What’s Left: Shifting Priorities

Populism is not often a driving force in American politics. Historically, populist movements have been derided, often considered a negative force. This should come as no surprise, as there has always been an elitist nature to our polity. 2015, then, is outside the norm; it features something highly unexpected: the rise of populism across both parties. 

In the Democratic party, populism has manifested itself in the self-proclaimed socialist senator from Vermont, Bernie Sanders. In the Republican party, populism has manifested itself in many forms, from businessman Donald Trump to neurosurgeon Ben Carson. All across the board, “establishment” candidates find themselves doing far worse in their respective nominations than they expected. 

For liberals, 2015 has perhaps not been the best yearor at least it did not start off so well. Republicans controlled both houses of Congress, and President Obama has essentially been a lame duck. Yet with one year until the 2016 Election, things are looking up for liberals. The bad news is that this upswing cannot be attributed to any grand policy or political victories, but rather to the continuing self-immolation of the Republican Party. 
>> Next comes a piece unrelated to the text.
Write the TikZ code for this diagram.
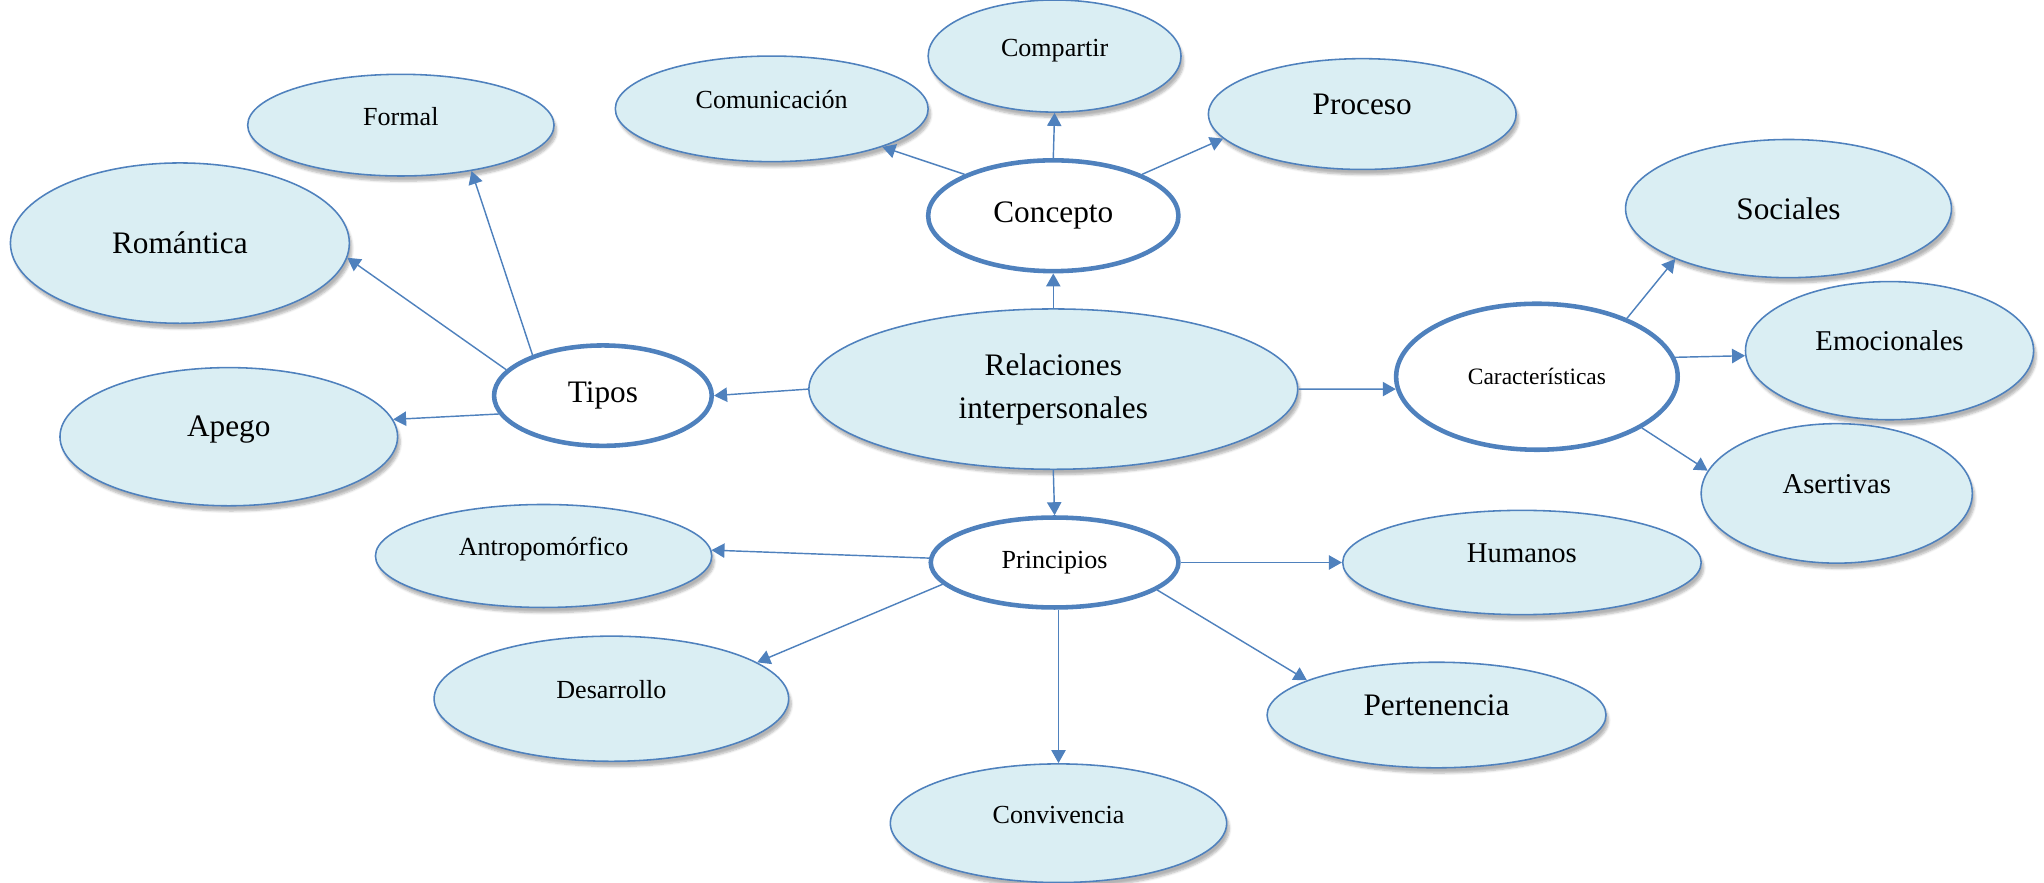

This is not to deny the liberal victories this year; 2015 will be remembered for resounding Supreme Court decisions involving Obamacare and same-sex marriage. Demographic trends still show a growing liberal coalition. The long-term signs are good for liberals. The seriousness of Democrats in the 2016 race is certainly something to be accounted for. The Democrats are far more likely to discuss substantive issues and avoid personal attacks. Through executive action, President Obama is pushing forward his agenda.

The Republican self-immolation is a national phenomenon. Between Donald Trump, Ben Carson and the House Freedom Caucus, conservatives seem to have lost party unity; they seem to eschew compromise and impose ideological rigidity. But all is not as it seems. Anyone who watches a Republican presidential debate can see the differences in policy ideas that conservatives hold. The intra-party debate over issues that range from the economy to foreign policy is a sign of significant health. While it is true that the front-runners have rather off-putting personalities, they have the backing and the ideas of a strong conservative base. It is unlikely that there will ever be a President Trump or a President Carson, yet there is significant down-ballot depth to the Republican Party across many statewide elections. 

Compare that to the Democrats and you can see the problem. There are no rising stars like Obama in 2008. Running in statewide races are older candidates, or candidates who lost in previous elections (see Ted Strickland in Ohio and Russ Feingold in Wisconsin). The ideological debate is stale; Hillary Clinton and Bernie Sanders are very similar in economic policies. While they have substantial differences in foreign policy, it does not compare in tone or vigor to the Republican debate.

That is the greatest strength for Democrats coming into 2016. The liberal populist has not dragged the establishment candidate into deeply unpopular opinions. Populism has led to realignment on the left, where income inequality and race are new priorities. On the right, populism only drags candidates down the culture war and immigration rabbit holes, from which there is little victory. The Democrats are by no means in a solid place; the ascendant coalition that Obama imagined and saw between 2008 and 2010 will not produce congressional majorities anytime soon. The American people have used 2015 to show their opinions through populists. It is unlikely these populists will ever sit in the oval office; however, it is clear to see that the establishment candidates who might become the next President have listened to the will of the American people. It is no doubt that the future of the United States will be significantly impacted by the events of 2015the year of the populist.